Work required: Pictures within the data are to be left out; everything else must be reproduced exactly.

Data lines:
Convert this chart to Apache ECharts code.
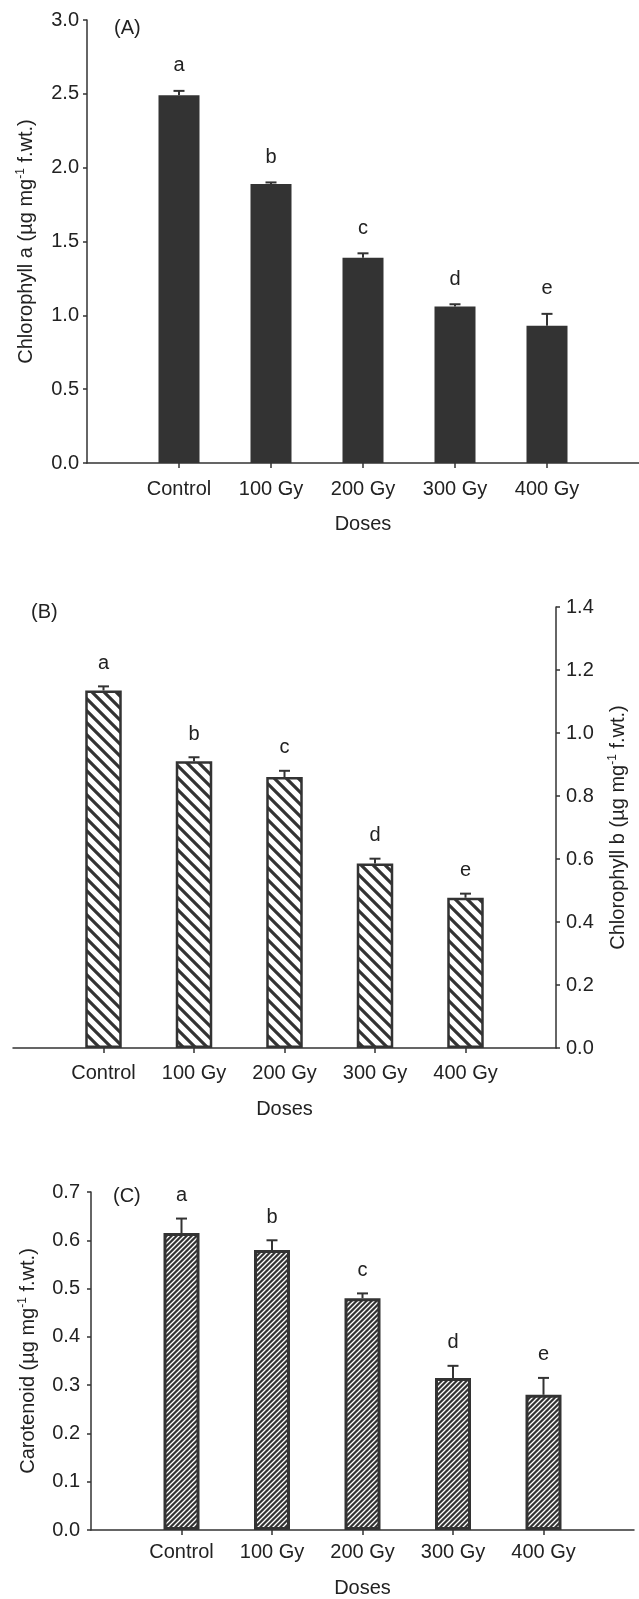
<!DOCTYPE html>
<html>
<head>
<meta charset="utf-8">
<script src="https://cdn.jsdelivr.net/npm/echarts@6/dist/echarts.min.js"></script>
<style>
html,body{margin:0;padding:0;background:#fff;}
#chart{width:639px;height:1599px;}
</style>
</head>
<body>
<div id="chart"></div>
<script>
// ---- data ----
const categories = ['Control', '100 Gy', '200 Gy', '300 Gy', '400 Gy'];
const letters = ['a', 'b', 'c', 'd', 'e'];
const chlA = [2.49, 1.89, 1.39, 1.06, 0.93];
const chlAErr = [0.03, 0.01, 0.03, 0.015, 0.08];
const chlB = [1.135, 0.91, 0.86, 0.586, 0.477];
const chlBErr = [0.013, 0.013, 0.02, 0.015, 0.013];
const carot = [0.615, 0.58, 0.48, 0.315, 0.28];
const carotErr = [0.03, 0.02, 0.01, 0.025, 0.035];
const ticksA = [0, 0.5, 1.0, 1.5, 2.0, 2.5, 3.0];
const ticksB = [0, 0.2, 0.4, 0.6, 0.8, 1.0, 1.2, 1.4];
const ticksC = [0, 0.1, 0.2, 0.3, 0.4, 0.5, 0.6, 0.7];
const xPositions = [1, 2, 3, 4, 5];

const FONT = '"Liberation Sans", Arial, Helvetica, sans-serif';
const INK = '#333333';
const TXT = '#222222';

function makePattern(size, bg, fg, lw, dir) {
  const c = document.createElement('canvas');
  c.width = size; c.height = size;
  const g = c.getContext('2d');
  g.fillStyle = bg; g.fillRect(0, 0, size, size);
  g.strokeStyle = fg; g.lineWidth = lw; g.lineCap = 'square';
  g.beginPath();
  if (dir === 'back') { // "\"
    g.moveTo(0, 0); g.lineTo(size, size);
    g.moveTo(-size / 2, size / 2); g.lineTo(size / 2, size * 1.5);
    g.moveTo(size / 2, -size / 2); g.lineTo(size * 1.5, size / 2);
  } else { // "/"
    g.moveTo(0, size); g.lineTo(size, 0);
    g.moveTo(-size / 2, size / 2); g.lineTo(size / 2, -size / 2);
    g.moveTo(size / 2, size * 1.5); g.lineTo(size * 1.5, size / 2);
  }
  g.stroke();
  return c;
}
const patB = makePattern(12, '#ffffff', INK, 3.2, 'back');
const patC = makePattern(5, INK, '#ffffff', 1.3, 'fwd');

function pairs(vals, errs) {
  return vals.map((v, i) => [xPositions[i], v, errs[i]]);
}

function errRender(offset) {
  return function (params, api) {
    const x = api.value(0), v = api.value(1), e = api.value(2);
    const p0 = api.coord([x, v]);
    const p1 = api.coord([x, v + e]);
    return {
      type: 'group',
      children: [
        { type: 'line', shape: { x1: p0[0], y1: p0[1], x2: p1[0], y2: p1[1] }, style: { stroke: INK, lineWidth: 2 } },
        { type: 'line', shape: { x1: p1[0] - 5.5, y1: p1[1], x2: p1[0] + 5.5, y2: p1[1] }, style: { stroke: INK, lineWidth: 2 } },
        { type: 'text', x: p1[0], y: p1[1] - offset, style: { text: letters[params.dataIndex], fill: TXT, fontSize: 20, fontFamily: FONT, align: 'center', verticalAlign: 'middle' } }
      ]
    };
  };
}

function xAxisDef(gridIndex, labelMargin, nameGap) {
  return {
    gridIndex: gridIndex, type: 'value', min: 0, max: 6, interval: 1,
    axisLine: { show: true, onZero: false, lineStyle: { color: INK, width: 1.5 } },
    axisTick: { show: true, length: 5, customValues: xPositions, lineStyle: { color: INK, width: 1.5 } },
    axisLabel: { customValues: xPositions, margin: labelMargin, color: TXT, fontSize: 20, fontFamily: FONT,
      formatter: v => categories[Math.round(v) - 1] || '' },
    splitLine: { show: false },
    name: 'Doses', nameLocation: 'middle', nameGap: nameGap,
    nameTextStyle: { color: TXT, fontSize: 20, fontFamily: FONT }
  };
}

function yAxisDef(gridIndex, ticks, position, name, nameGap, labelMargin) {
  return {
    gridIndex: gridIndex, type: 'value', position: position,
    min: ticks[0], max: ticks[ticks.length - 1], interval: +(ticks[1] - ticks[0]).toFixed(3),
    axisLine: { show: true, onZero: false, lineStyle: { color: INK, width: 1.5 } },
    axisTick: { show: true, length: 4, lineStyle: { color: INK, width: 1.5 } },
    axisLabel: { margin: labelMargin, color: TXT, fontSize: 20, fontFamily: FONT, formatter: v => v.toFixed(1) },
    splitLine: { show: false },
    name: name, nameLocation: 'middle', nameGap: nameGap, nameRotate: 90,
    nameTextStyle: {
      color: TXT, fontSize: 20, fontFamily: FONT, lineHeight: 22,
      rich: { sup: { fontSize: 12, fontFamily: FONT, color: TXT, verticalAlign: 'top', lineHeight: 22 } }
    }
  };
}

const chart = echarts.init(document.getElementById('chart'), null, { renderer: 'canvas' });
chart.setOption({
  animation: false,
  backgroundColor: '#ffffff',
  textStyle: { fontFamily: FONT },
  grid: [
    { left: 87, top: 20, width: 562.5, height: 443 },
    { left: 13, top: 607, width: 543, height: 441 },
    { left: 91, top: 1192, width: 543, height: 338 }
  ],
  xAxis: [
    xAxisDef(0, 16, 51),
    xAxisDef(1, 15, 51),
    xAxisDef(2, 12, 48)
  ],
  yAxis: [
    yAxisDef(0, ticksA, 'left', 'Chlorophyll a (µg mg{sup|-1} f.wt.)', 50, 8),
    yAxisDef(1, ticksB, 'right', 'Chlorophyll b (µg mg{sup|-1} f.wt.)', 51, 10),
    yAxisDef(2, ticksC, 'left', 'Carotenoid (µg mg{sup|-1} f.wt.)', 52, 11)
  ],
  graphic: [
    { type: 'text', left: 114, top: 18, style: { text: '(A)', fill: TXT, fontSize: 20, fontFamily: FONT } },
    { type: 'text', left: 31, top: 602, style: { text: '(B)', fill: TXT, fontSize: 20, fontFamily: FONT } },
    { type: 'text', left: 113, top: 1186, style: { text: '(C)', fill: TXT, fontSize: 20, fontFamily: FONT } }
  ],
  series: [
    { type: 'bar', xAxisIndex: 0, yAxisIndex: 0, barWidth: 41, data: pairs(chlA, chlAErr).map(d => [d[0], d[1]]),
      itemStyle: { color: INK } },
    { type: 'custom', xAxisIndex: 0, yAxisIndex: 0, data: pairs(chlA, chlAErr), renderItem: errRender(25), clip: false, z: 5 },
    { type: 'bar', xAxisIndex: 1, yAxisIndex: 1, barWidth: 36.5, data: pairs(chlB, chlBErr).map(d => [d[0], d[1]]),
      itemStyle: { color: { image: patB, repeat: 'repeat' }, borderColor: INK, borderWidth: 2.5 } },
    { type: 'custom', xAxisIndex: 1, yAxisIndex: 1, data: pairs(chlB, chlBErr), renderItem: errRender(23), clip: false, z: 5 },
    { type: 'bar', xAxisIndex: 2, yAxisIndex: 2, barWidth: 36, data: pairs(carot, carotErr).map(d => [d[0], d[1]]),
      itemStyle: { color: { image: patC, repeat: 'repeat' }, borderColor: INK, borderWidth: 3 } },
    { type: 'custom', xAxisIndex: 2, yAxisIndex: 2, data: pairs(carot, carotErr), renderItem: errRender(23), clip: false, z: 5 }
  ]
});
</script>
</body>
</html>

Task answer:
Convert this chart to Apache ECharts code.
<!DOCTYPE html>
<html>
<head>
<meta charset="utf-8">
<script src="https://cdn.jsdelivr.net/npm/echarts@6/dist/echarts.min.js"></script>
<style>
html,body{margin:0;padding:0;background:#fff;}
#chart{width:639px;height:1599px;}
</style>
</head>
<body>
<div id="chart"></div>
<script>
// ---- data ----
const categories = ['Control', '100 Gy', '200 Gy', '300 Gy', '400 Gy'];
const letters = ['a', 'b', 'c', 'd', 'e'];
const chlA = [2.49, 1.89, 1.39, 1.06, 0.93];
const chlAErr = [0.03, 0.01, 0.03, 0.015, 0.08];
const chlB = [1.135, 0.91, 0.86, 0.586, 0.477];
const chlBErr = [0.013, 0.013, 0.02, 0.015, 0.013];
const carot = [0.615, 0.58, 0.48, 0.315, 0.28];
const carotErr = [0.03, 0.02, 0.01, 0.025, 0.035];
const ticksA = [0, 0.5, 1.0, 1.5, 2.0, 2.5, 3.0];
const ticksB = [0, 0.2, 0.4, 0.6, 0.8, 1.0, 1.2, 1.4];
const ticksC = [0, 0.1, 0.2, 0.3, 0.4, 0.5, 0.6, 0.7];
const xPositions = [1, 2, 3, 4, 5];

const FONT = '"Liberation Sans", Arial, Helvetica, sans-serif';
const INK = '#333333';
const TXT = '#222222';

function makePattern(size, bg, fg, lw, dir) {
  const c = document.createElement('canvas');
  c.width = size; c.height = size;
  const g = c.getContext('2d');
  g.fillStyle = bg; g.fillRect(0, 0, size, size);
  g.strokeStyle = fg; g.lineWidth = lw; g.lineCap = 'square';
  g.beginPath();
  if (dir === 'back') { // "\"
    g.moveTo(0, 0); g.lineTo(size, size);
    g.moveTo(-size / 2, size / 2); g.lineTo(size / 2, size * 1.5);
    g.moveTo(size / 2, -size / 2); g.lineTo(size * 1.5, size / 2);
  } else { // "/"
    g.moveTo(0, size); g.lineTo(size, 0);
    g.moveTo(-size / 2, size / 2); g.lineTo(size / 2, -size / 2);
    g.moveTo(size / 2, size * 1.5); g.lineTo(size * 1.5, size / 2);
  }
  g.stroke();
  return c;
}
const patB = makePattern(12, '#ffffff', INK, 3.2, 'back');
const patC = makePattern(5, INK, '#ffffff', 1.3, 'fwd');

function pairs(vals, errs) {
  return vals.map((v, i) => [xPositions[i], v, errs[i]]);
}

function errRender(offset) {
  return function (params, api) {
    const x = api.value(0), v = api.value(1), e = api.value(2);
    const p0 = api.coord([x, v]);
    const p1 = api.coord([x, v + e]);
    return {
      type: 'group',
      children: [
        { type: 'line', shape: { x1: p0[0], y1: p0[1], x2: p1[0], y2: p1[1] }, style: { stroke: INK, lineWidth: 2 } },
        { type: 'line', shape: { x1: p1[0] - 5.5, y1: p1[1], x2: p1[0] + 5.5, y2: p1[1] }, style: { stroke: INK, lineWidth: 2 } },
        { type: 'text', x: p1[0], y: p1[1] - offset, style: { text: letters[params.dataIndex], fill: TXT, fontSize: 20, fontFamily: FONT, align: 'center', verticalAlign: 'middle' } }
      ]
    };
  };
}

function xAxisDef(gridIndex, labelMargin, nameGap) {
  return {
    gridIndex: gridIndex, type: 'value', min: 0, max: 6, interval: 1,
    axisLine: { show: true, onZero: false, lineStyle: { color: INK, width: 1.5 } },
    axisTick: { show: true, length: 5, customValues: xPositions, lineStyle: { color: INK, width: 1.5 } },
    axisLabel: { customValues: xPositions, margin: labelMargin, color: TXT, fontSize: 20, fontFamily: FONT,
      formatter: v => categories[Math.round(v) - 1] || '' },
    splitLine: { show: false },
    name: 'Doses', nameLocation: 'middle', nameGap: nameGap,
    nameTextStyle: { color: TXT, fontSize: 20, fontFamily: FONT }
  };
}

function yAxisDef(gridIndex, ticks, position, name, nameGap, labelMargin) {
  return {
    gridIndex: gridIndex, type: 'value', position: position,
    min: ticks[0], max: ticks[ticks.length - 1], interval: +(ticks[1] - ticks[0]).toFixed(3),
    axisLine: { show: true, onZero: false, lineStyle: { color: INK, width: 1.5 } },
    axisTick: { show: true, length: 4, lineStyle: { color: INK, width: 1.5 } },
    axisLabel: { margin: labelMargin, color: TXT, fontSize: 20, fontFamily: FONT, formatter: v => v.toFixed(1) },
    splitLine: { show: false },
    name: name, nameLocation: 'middle', nameGap: nameGap, nameRotate: 90,
    nameTextStyle: {
      color: TXT, fontSize: 20, fontFamily: FONT, lineHeight: 22,
      rich: { sup: { fontSize: 12, fontFamily: FONT, color: TXT, verticalAlign: 'top', lineHeight: 22 } }
    }
  };
}

const chart = echarts.init(document.getElementById('chart'), null, { renderer: 'canvas' });
chart.setOption({
  animation: false,
  backgroundColor: '#ffffff',
  textStyle: { fontFamily: FONT },
  grid: [
    { left: 87, top: 20, width: 562.5, height: 443 },
    { left: 13, top: 607, width: 543, height: 441 },
    { left: 91, top: 1192, width: 543, height: 338 }
  ],
  xAxis: [
    xAxisDef(0, 16, 51),
    xAxisDef(1, 15, 51),
    xAxisDef(2, 12, 48)
  ],
  yAxis: [
    yAxisDef(0, ticksA, 'left', 'Chlorophyll a (µg mg{sup|-1} f.wt.)', 50, 8),
    yAxisDef(1, ticksB, 'right', 'Chlorophyll b (µg mg{sup|-1} f.wt.)', 51, 10),
    yAxisDef(2, ticksC, 'left', 'Carotenoid (µg mg{sup|-1} f.wt.)', 52, 11)
  ],
  graphic: [
    { type: 'text', left: 114, top: 18, style: { text: '(A)', fill: TXT, fontSize: 20, fontFamily: FONT } },
    { type: 'text', left: 31, top: 602, style: { text: '(B)', fill: TXT, fontSize: 20, fontFamily: FONT } },
    { type: 'text', left: 113, top: 1186, style: { text: '(C)', fill: TXT, fontSize: 20, fontFamily: FONT } }
  ],
  series: [
    { type: 'bar', xAxisIndex: 0, yAxisIndex: 0, barWidth: 41, data: pairs(chlA, chlAErr).map(d => [d[0], d[1]]),
      itemStyle: { color: INK } },
    { type: 'custom', xAxisIndex: 0, yAxisIndex: 0, data: pairs(chlA, chlAErr), renderItem: errRender(25), clip: false, z: 5 },
    { type: 'bar', xAxisIndex: 1, yAxisIndex: 1, barWidth: 36.5, data: pairs(chlB, chlBErr).map(d => [d[0], d[1]]),
      itemStyle: { color: { image: patB, repeat: 'repeat' }, borderColor: INK, borderWidth: 2.5 } },
    { type: 'custom', xAxisIndex: 1, yAxisIndex: 1, data: pairs(chlB, chlBErr), renderItem: errRender(23), clip: false, z: 5 },
    { type: 'bar', xAxisIndex: 2, yAxisIndex: 2, barWidth: 36, data: pairs(carot, carotErr).map(d => [d[0], d[1]]),
      itemStyle: { color: { image: patC, repeat: 'repeat' }, borderColor: INK, borderWidth: 3 } },
    { type: 'custom', xAxisIndex: 2, yAxisIndex: 2, data: pairs(carot, carotErr), renderItem: errRender(23), clip: false, z: 5 }
  ]
});
</script>
</body>
</html>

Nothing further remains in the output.